Information shown:
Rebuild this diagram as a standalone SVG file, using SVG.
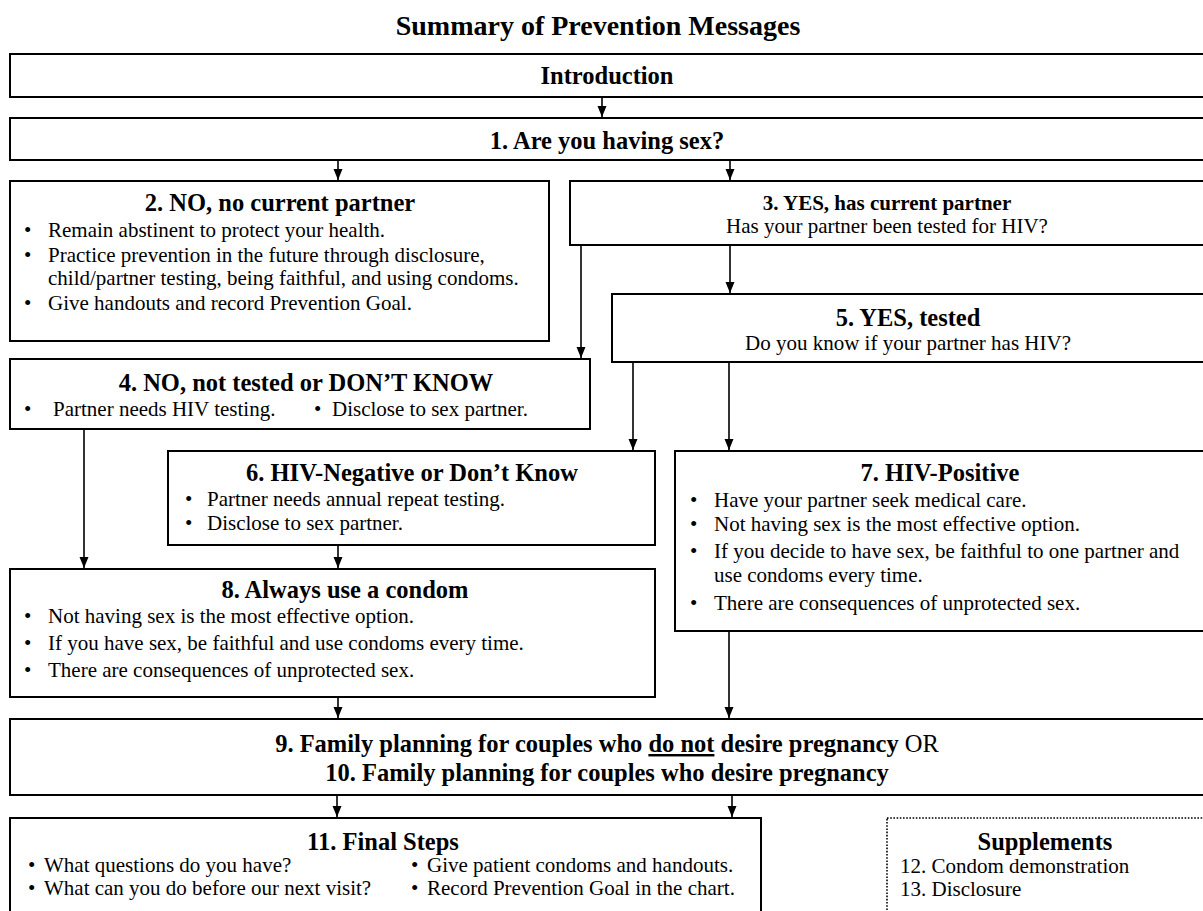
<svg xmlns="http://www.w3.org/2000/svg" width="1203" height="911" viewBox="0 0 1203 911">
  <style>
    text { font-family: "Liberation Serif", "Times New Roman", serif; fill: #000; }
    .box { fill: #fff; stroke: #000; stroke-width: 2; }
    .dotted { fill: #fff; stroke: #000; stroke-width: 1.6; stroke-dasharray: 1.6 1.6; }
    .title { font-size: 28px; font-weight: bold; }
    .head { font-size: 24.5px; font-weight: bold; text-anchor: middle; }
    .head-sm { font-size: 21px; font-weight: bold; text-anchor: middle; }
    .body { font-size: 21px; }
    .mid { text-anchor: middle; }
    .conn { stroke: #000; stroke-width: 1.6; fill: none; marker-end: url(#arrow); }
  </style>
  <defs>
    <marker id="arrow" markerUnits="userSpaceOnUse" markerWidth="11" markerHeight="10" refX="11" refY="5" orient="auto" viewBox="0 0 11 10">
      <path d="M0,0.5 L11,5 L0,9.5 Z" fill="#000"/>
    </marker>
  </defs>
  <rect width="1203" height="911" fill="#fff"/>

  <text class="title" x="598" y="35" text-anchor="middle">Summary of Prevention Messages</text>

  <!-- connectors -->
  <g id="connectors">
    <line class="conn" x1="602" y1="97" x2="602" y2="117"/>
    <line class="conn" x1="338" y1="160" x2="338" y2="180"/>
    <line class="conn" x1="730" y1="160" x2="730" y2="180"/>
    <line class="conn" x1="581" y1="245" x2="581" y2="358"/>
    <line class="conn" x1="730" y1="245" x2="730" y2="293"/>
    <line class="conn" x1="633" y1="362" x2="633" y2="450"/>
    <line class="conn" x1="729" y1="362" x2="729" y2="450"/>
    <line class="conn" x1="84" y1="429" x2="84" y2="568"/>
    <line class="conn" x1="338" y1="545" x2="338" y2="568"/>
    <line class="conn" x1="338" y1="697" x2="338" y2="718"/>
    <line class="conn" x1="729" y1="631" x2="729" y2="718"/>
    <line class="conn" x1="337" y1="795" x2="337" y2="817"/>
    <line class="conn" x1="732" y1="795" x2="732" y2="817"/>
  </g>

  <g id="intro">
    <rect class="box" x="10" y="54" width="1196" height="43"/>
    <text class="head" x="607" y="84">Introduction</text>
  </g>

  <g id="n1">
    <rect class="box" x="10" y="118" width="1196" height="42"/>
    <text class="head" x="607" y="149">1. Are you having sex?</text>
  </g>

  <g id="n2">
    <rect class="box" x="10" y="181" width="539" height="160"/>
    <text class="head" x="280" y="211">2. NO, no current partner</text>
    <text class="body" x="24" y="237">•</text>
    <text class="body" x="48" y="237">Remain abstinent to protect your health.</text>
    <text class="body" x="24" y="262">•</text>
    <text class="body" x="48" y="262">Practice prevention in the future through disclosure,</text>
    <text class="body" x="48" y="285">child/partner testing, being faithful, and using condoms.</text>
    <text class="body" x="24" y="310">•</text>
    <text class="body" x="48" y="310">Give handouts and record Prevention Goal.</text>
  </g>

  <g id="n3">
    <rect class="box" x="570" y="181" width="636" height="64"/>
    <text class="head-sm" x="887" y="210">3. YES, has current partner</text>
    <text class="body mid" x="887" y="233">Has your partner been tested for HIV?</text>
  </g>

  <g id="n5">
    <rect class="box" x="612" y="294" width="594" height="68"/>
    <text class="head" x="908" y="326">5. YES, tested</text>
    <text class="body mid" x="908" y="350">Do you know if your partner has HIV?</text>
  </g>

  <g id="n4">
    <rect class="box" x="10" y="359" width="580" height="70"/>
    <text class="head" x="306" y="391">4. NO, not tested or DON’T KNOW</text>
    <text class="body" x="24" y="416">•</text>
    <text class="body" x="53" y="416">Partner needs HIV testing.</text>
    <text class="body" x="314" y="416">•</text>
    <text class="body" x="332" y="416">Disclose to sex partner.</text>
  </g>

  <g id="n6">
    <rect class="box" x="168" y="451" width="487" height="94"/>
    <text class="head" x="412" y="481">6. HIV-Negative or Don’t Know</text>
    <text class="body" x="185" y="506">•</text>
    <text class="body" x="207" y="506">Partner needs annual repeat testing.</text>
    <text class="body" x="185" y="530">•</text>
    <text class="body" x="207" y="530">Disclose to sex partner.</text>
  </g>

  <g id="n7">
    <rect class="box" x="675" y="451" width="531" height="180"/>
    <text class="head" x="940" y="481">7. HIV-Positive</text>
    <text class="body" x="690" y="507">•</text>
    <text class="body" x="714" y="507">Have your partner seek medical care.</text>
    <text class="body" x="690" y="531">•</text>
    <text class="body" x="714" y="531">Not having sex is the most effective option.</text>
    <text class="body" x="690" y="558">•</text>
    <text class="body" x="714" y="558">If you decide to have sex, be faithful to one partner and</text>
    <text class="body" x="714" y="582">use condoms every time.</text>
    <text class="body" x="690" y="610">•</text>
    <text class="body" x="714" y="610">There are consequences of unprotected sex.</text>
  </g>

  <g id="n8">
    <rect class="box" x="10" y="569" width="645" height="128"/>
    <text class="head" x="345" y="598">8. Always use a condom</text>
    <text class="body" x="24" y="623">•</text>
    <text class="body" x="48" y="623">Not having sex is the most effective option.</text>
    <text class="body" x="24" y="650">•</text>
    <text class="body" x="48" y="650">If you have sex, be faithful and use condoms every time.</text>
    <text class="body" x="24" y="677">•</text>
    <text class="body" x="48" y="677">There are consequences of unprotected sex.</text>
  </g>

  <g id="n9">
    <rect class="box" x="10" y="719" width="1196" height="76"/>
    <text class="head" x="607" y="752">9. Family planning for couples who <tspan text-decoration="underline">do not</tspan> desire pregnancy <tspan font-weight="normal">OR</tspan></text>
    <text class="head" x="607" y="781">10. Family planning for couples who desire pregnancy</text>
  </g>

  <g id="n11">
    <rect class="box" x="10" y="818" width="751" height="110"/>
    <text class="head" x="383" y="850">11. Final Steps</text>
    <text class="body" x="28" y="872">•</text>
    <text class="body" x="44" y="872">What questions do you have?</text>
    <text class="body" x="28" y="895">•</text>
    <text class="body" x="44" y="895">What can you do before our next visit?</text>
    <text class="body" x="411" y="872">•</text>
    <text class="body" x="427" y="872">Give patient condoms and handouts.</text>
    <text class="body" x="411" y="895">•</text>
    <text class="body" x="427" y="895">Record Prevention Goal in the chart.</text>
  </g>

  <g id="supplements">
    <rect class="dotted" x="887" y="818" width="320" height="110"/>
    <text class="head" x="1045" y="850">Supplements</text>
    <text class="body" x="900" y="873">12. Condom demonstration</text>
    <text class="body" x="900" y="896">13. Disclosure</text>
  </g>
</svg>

Exercise aim:
Reproduce every line precisely as given, omitting all pictures.

Task output:
Rebuild this diagram as a standalone SVG file, using SVG.
<svg xmlns="http://www.w3.org/2000/svg" width="1203" height="911" viewBox="0 0 1203 911">
  <style>
    text { font-family: "Liberation Serif", "Times New Roman", serif; fill: #000; }
    .box { fill: #fff; stroke: #000; stroke-width: 2; }
    .dotted { fill: #fff; stroke: #000; stroke-width: 1.6; stroke-dasharray: 1.6 1.6; }
    .title { font-size: 28px; font-weight: bold; }
    .head { font-size: 24.5px; font-weight: bold; text-anchor: middle; }
    .head-sm { font-size: 21px; font-weight: bold; text-anchor: middle; }
    .body { font-size: 21px; }
    .mid { text-anchor: middle; }
    .conn { stroke: #000; stroke-width: 1.6; fill: none; marker-end: url(#arrow); }
  </style>
  <defs>
    <marker id="arrow" markerUnits="userSpaceOnUse" markerWidth="11" markerHeight="10" refX="11" refY="5" orient="auto" viewBox="0 0 11 10">
      <path d="M0,0.5 L11,5 L0,9.5 Z" fill="#000"/>
    </marker>
  </defs>
  <rect width="1203" height="911" fill="#fff"/>

  <text class="title" x="598" y="35" text-anchor="middle">Summary of Prevention Messages</text>

  <!-- connectors -->
  <g id="connectors">
    <line class="conn" x1="602" y1="97" x2="602" y2="117"/>
    <line class="conn" x1="338" y1="160" x2="338" y2="180"/>
    <line class="conn" x1="730" y1="160" x2="730" y2="180"/>
    <line class="conn" x1="581" y1="245" x2="581" y2="358"/>
    <line class="conn" x1="730" y1="245" x2="730" y2="293"/>
    <line class="conn" x1="633" y1="362" x2="633" y2="450"/>
    <line class="conn" x1="729" y1="362" x2="729" y2="450"/>
    <line class="conn" x1="84" y1="429" x2="84" y2="568"/>
    <line class="conn" x1="338" y1="545" x2="338" y2="568"/>
    <line class="conn" x1="338" y1="697" x2="338" y2="718"/>
    <line class="conn" x1="729" y1="631" x2="729" y2="718"/>
    <line class="conn" x1="337" y1="795" x2="337" y2="817"/>
    <line class="conn" x1="732" y1="795" x2="732" y2="817"/>
  </g>

  <g id="intro">
    <rect class="box" x="10" y="54" width="1196" height="43"/>
    <text class="head" x="607" y="84">Introduction</text>
  </g>

  <g id="n1">
    <rect class="box" x="10" y="118" width="1196" height="42"/>
    <text class="head" x="607" y="149">1. Are you having sex?</text>
  </g>

  <g id="n2">
    <rect class="box" x="10" y="181" width="539" height="160"/>
    <text class="head" x="280" y="211">2. NO, no current partner</text>
    <text class="body" x="24" y="237">•</text>
    <text class="body" x="48" y="237">Remain abstinent to protect your health.</text>
    <text class="body" x="24" y="262">•</text>
    <text class="body" x="48" y="262">Practice prevention in the future through disclosure,</text>
    <text class="body" x="48" y="285">child/partner testing, being faithful, and using condoms.</text>
    <text class="body" x="24" y="310">•</text>
    <text class="body" x="48" y="310">Give handouts and record Prevention Goal.</text>
  </g>

  <g id="n3">
    <rect class="box" x="570" y="181" width="636" height="64"/>
    <text class="head-sm" x="887" y="210">3. YES, has current partner</text>
    <text class="body mid" x="887" y="233">Has your partner been tested for HIV?</text>
  </g>

  <g id="n5">
    <rect class="box" x="612" y="294" width="594" height="68"/>
    <text class="head" x="908" y="326">5. YES, tested</text>
    <text class="body mid" x="908" y="350">Do you know if your partner has HIV?</text>
  </g>

  <g id="n4">
    <rect class="box" x="10" y="359" width="580" height="70"/>
    <text class="head" x="306" y="391">4. NO, not tested or DON’T KNOW</text>
    <text class="body" x="24" y="416">•</text>
    <text class="body" x="53" y="416">Partner needs HIV testing.</text>
    <text class="body" x="314" y="416">•</text>
    <text class="body" x="332" y="416">Disclose to sex partner.</text>
  </g>

  <g id="n6">
    <rect class="box" x="168" y="451" width="487" height="94"/>
    <text class="head" x="412" y="481">6. HIV-Negative or Don’t Know</text>
    <text class="body" x="185" y="506">•</text>
    <text class="body" x="207" y="506">Partner needs annual repeat testing.</text>
    <text class="body" x="185" y="530">•</text>
    <text class="body" x="207" y="530">Disclose to sex partner.</text>
  </g>

  <g id="n7">
    <rect class="box" x="675" y="451" width="531" height="180"/>
    <text class="head" x="940" y="481">7. HIV-Positive</text>
    <text class="body" x="690" y="507">•</text>
    <text class="body" x="714" y="507">Have your partner seek medical care.</text>
    <text class="body" x="690" y="531">•</text>
    <text class="body" x="714" y="531">Not having sex is the most effective option.</text>
    <text class="body" x="690" y="558">•</text>
    <text class="body" x="714" y="558">If you decide to have sex, be faithful to one partner and</text>
    <text class="body" x="714" y="582">use condoms every time.</text>
    <text class="body" x="690" y="610">•</text>
    <text class="body" x="714" y="610">There are consequences of unprotected sex.</text>
  </g>

  <g id="n8">
    <rect class="box" x="10" y="569" width="645" height="128"/>
    <text class="head" x="345" y="598">8. Always use a condom</text>
    <text class="body" x="24" y="623">•</text>
    <text class="body" x="48" y="623">Not having sex is the most effective option.</text>
    <text class="body" x="24" y="650">•</text>
    <text class="body" x="48" y="650">If you have sex, be faithful and use condoms every time.</text>
    <text class="body" x="24" y="677">•</text>
    <text class="body" x="48" y="677">There are consequences of unprotected sex.</text>
  </g>

  <g id="n9">
    <rect class="box" x="10" y="719" width="1196" height="76"/>
    <text class="head" x="607" y="752">9. Family planning for couples who <tspan text-decoration="underline">do not</tspan> desire pregnancy <tspan font-weight="normal">OR</tspan></text>
    <text class="head" x="607" y="781">10. Family planning for couples who desire pregnancy</text>
  </g>

  <g id="n11">
    <rect class="box" x="10" y="818" width="751" height="110"/>
    <text class="head" x="383" y="850">11. Final Steps</text>
    <text class="body" x="28" y="872">•</text>
    <text class="body" x="44" y="872">What questions do you have?</text>
    <text class="body" x="28" y="895">•</text>
    <text class="body" x="44" y="895">What can you do before our next visit?</text>
    <text class="body" x="411" y="872">•</text>
    <text class="body" x="427" y="872">Give patient condoms and handouts.</text>
    <text class="body" x="411" y="895">•</text>
    <text class="body" x="427" y="895">Record Prevention Goal in the chart.</text>
  </g>

  <g id="supplements">
    <rect class="dotted" x="887" y="818" width="320" height="110"/>
    <text class="head" x="1045" y="850">Supplements</text>
    <text class="body" x="900" y="873">12. Condom demonstration</text>
    <text class="body" x="900" y="896">13. Disclosure</text>
  </g>
</svg>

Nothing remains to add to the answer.